>> start
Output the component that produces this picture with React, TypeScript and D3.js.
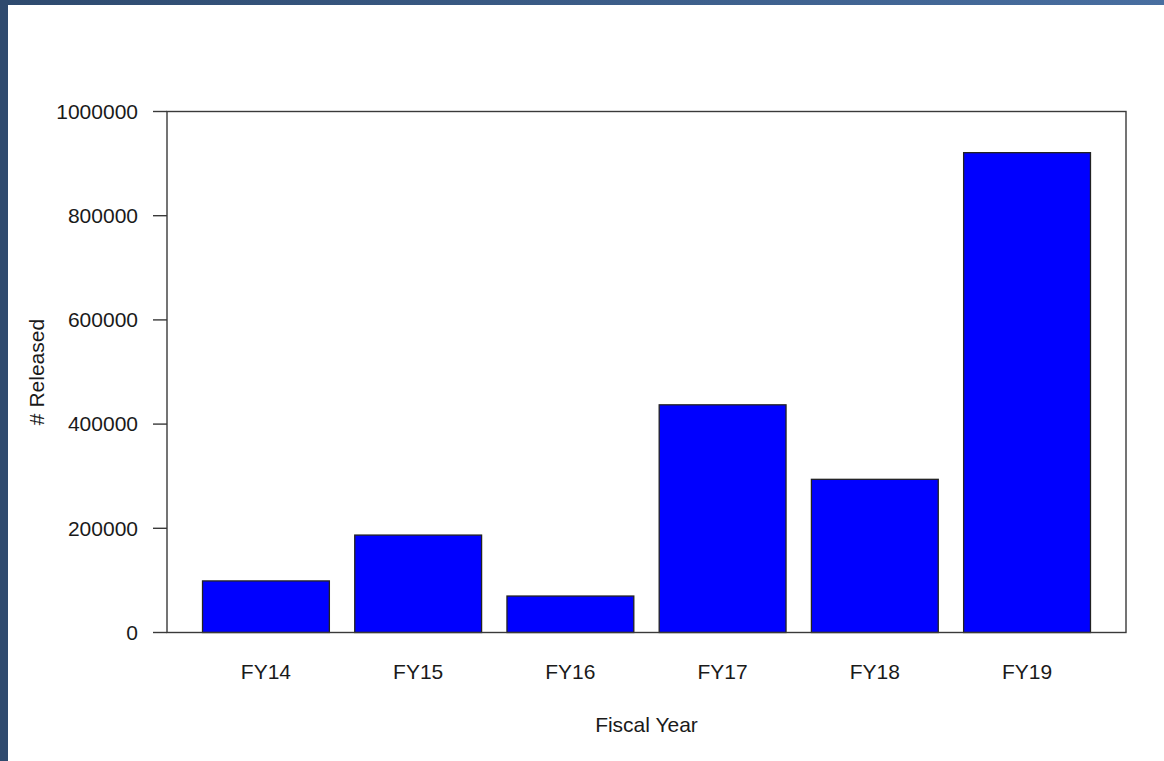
import * as d3 from 'd3'
import { useEffect } from 'react'

const categories = ['FY14', 'FY15', 'FY16', 'FY17', 'FY18', 'FY19']
const released = [99000, 187000, 70000, 437000, 294000, 921000]
const yDomain = [0, 1000000]

const W = 1164
const H = 761
const plot = { left: 167, top: 111.5, right: 1126, bottom: 632.5 }
const FONT = '"Liberation Sans", Arial, sans-serif'
const TEXT = '#1a1a1a'
const LINE = '#3a3a3a'

export default function App(): JSX.Element {
  useEffect(() => {
    document.body.style.margin = '0'
  }, [])

  // barplot-like layout: bars of width 1, space 0.2, xlim padded 4%
  const units = d3.scaleLinear().domain([-0.08, 7.48]).range([plot.left, plot.right])
  const x = d3
    .scaleBand<string>()
    .domain(categories)
    .range([units(0.2), units(7.2)])
    .paddingInner(1 / 6)
    .paddingOuter(0)
  const y = d3.scaleLinear().domain(yDomain).range([plot.bottom, plot.top])
  const yTicks = y.ticks(5)
  const fmt = d3.format('d')

  return (
    <svg width={W} height={H} style={{ display: 'block', position: 'absolute', left: 0, top: 0 }}>
      <defs>
        <linearGradient id="topbar" x1="0" x2="1" y1="0" y2="0">
          <stop offset="0%" stopColor="#2e4a6e" />
          <stop offset="100%" stopColor="#486ea0" />
        </linearGradient>
      </defs>
      <rect x={0} y={0} width={W} height={H} fill="#ffffff" />
      <rect x={0} y={0} width={W} height={5} fill="url(#topbar)" />
      <rect x={0} y={0} width={8} height={H} fill="#2f4a6e" />

      {categories.map((c, i) => (
        <rect
          key={c}
          x={x(c)}
          y={y(released[i])}
          width={x.bandwidth()}
          height={y(0) - y(released[i])}
          fill="#0000ff"
          stroke="#222"
          strokeWidth={1.3}
        />
      ))}

      <rect
        x={plot.left}
        y={plot.top}
        width={plot.right - plot.left}
        height={plot.bottom - plot.top}
        fill="none"
        stroke={LINE}
        strokeWidth={1.4}
      />

      {yTicks.map((t) => (
        <g key={t}>
          <line x1={plot.left - 14} x2={plot.left} y1={y(t)} y2={y(t)} stroke={LINE} strokeWidth={1.4} />
          <text
            x={plot.left - 29}
            y={y(t)}
            dy="0.35em"
            textAnchor="end"
            fontFamily={FONT}
            fontSize={21}
            fill={TEXT}
          >
            {fmt(t)}
          </text>
        </g>
      ))}

      {categories.map((c) => (
        <text
          key={c}
          x={(x(c) ?? 0) + x.bandwidth() / 2}
          y={679}
          textAnchor="middle"
          fontFamily={FONT}
          fontSize={21}
          fill={TEXT}
        >
          {c}
        </text>
      ))}

      <text
        x={(plot.left + plot.right) / 2}
        y={731.5}
        textAnchor="middle"
        fontFamily={FONT}
        fontSize={21}
        fill={TEXT}
      >
        Fiscal Year
      </text>
      <text
        transform={`translate(44,${(plot.top + plot.bottom) / 2}) rotate(-90)`}
        textAnchor="middle"
        fontFamily={FONT}
        fontSize={21}
        fill={TEXT}
      >
        # Released
      </text>
    </svg>
  )
}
>> end
(Aim)
Copy the material above in full and exactly, skipping pictures.

(Solution to this task)
Output the component that produces this picture with React, TypeScript and D3.js.
import * as d3 from 'd3'
import { useEffect } from 'react'

const categories = ['FY14', 'FY15', 'FY16', 'FY17', 'FY18', 'FY19']
const released = [99000, 187000, 70000, 437000, 294000, 921000]
const yDomain = [0, 1000000]

const W = 1164
const H = 761
const plot = { left: 167, top: 111.5, right: 1126, bottom: 632.5 }
const FONT = '"Liberation Sans", Arial, sans-serif'
const TEXT = '#1a1a1a'
const LINE = '#3a3a3a'

export default function App(): JSX.Element {
  useEffect(() => {
    document.body.style.margin = '0'
  }, [])

  // barplot-like layout: bars of width 1, space 0.2, xlim padded 4%
  const units = d3.scaleLinear().domain([-0.08, 7.48]).range([plot.left, plot.right])
  const x = d3
    .scaleBand<string>()
    .domain(categories)
    .range([units(0.2), units(7.2)])
    .paddingInner(1 / 6)
    .paddingOuter(0)
  const y = d3.scaleLinear().domain(yDomain).range([plot.bottom, plot.top])
  const yTicks = y.ticks(5)
  const fmt = d3.format('d')

  return (
    <svg width={W} height={H} style={{ display: 'block', position: 'absolute', left: 0, top: 0 }}>
      <defs>
        <linearGradient id="topbar" x1="0" x2="1" y1="0" y2="0">
          <stop offset="0%" stopColor="#2e4a6e" />
          <stop offset="100%" stopColor="#486ea0" />
        </linearGradient>
      </defs>
      <rect x={0} y={0} width={W} height={H} fill="#ffffff" />
      <rect x={0} y={0} width={W} height={5} fill="url(#topbar)" />
      <rect x={0} y={0} width={8} height={H} fill="#2f4a6e" />

      {categories.map((c, i) => (
        <rect
          key={c}
          x={x(c)}
          y={y(released[i])}
          width={x.bandwidth()}
          height={y(0) - y(released[i])}
          fill="#0000ff"
          stroke="#222"
          strokeWidth={1.3}
        />
      ))}

      <rect
        x={plot.left}
        y={plot.top}
        width={plot.right - plot.left}
        height={plot.bottom - plot.top}
        fill="none"
        stroke={LINE}
        strokeWidth={1.4}
      />

      {yTicks.map((t) => (
        <g key={t}>
          <line x1={plot.left - 14} x2={plot.left} y1={y(t)} y2={y(t)} stroke={LINE} strokeWidth={1.4} />
          <text
            x={plot.left - 29}
            y={y(t)}
            dy="0.35em"
            textAnchor="end"
            fontFamily={FONT}
            fontSize={21}
            fill={TEXT}
          >
            {fmt(t)}
          </text>
        </g>
      ))}

      {categories.map((c) => (
        <text
          key={c}
          x={(x(c) ?? 0) + x.bandwidth() / 2}
          y={679}
          textAnchor="middle"
          fontFamily={FONT}
          fontSize={21}
          fill={TEXT}
        >
          {c}
        </text>
      ))}

      <text
        x={(plot.left + plot.right) / 2}
        y={731.5}
        textAnchor="middle"
        fontFamily={FONT}
        fontSize={21}
        fill={TEXT}
      >
        Fiscal Year
      </text>
      <text
        transform={`translate(44,${(plot.top + plot.bottom) / 2}) rotate(-90)`}
        textAnchor="middle"
        fontFamily={FONT}
        fontSize={21}
        fill={TEXT}
      >
        # Released
      </text>
    </svg>
  )
}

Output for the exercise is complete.